Spurred by the material’s success in photovoltaics, researchers have tried to press the same qualities into service to create light-emitting devices using perovskites. Those efforts, however, have only achieved electroluminescence at liquid-nitrogen temperatures—not exactly the best setting for a workhorse LED.
 
To create a more practical perovskite LED, researchers at the University of Oxford and the University of Cambridge, U.K., and Ludwig-Maximilians-Universität München, Germany, sandwiched a 15 nm thick layer of organometal halide perovskite between two large-bandgap semiconductors: a 25 nm thick layer of TiO2 (deposited atop an indium tin oxide cathode) at the bottom and a 50 nm thick F8 polymer layer (crowned by an MoO3/Ag anode) at the top.
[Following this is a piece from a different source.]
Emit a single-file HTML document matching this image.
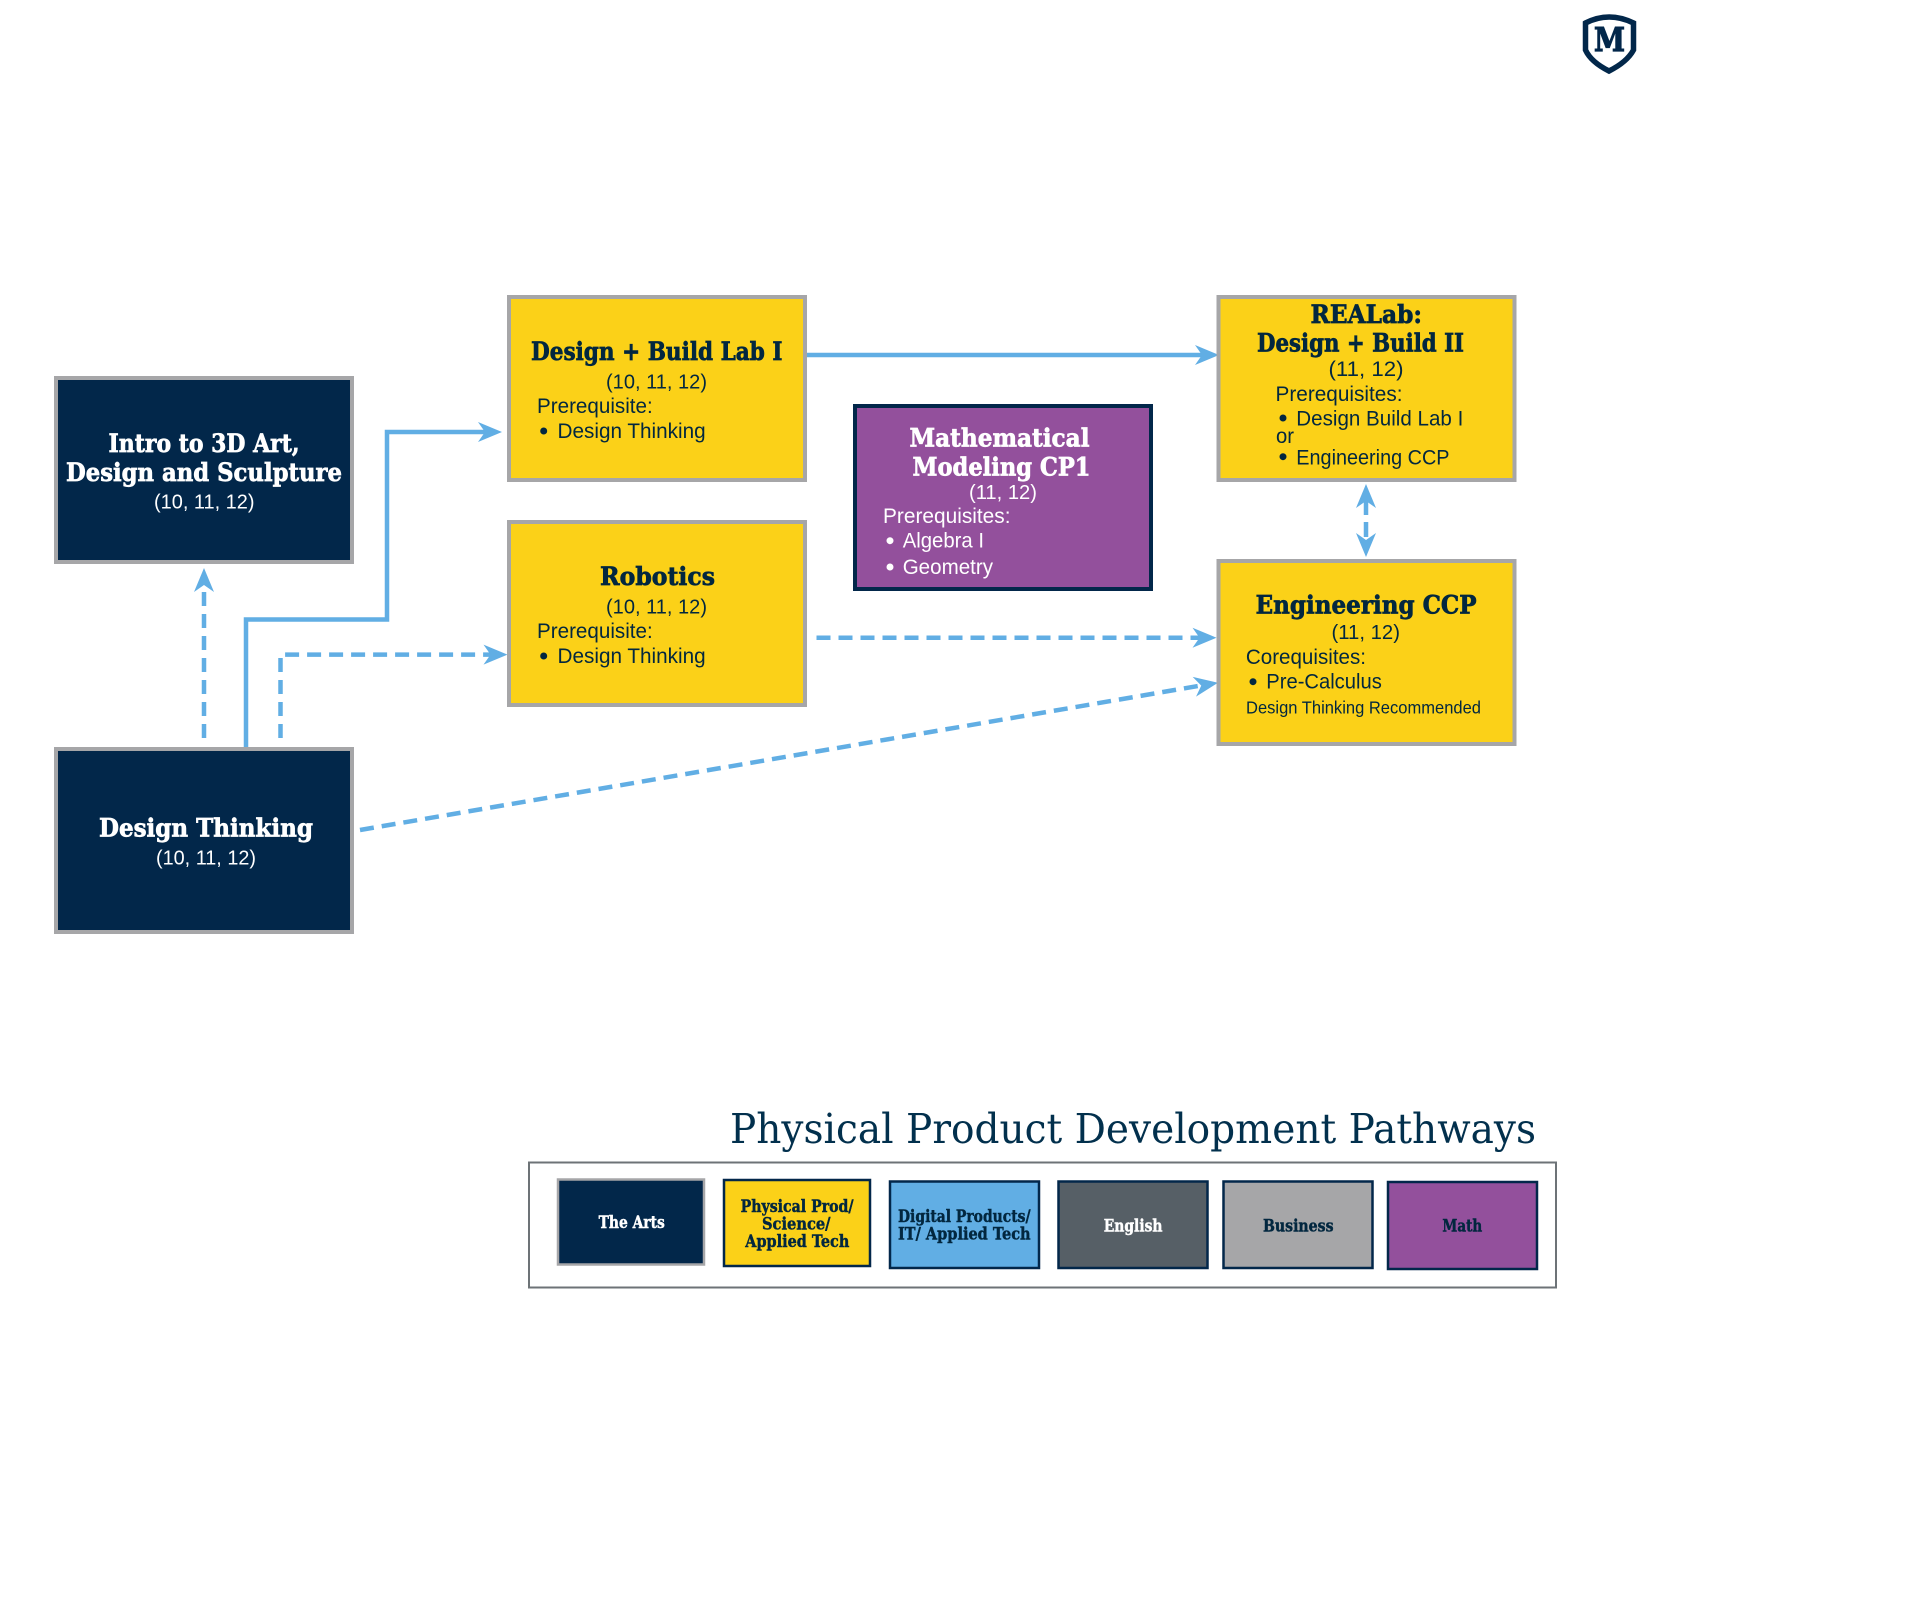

The double-heterostructure architecture was designed to confine injected charges into the very thin layer of perovskite, thereby improving its light emission. With that basic configuration, the team was able to coax bright electroluminescence out of the structure, at room temperature, in the near-infrared, red and green, with the color tunable by varying the halide composition in the perovskite.
 
The researchers believe that the combination of easy fabrication and the tunability into a variety of colors could make the technology a good fit with consumer applications such as flat-panel displays; they are also looking at boosting the structure’s efficiency for possible use in diode lasers. The first commercial perovskite-based LEDs could, they suggest, show up on the market within five years.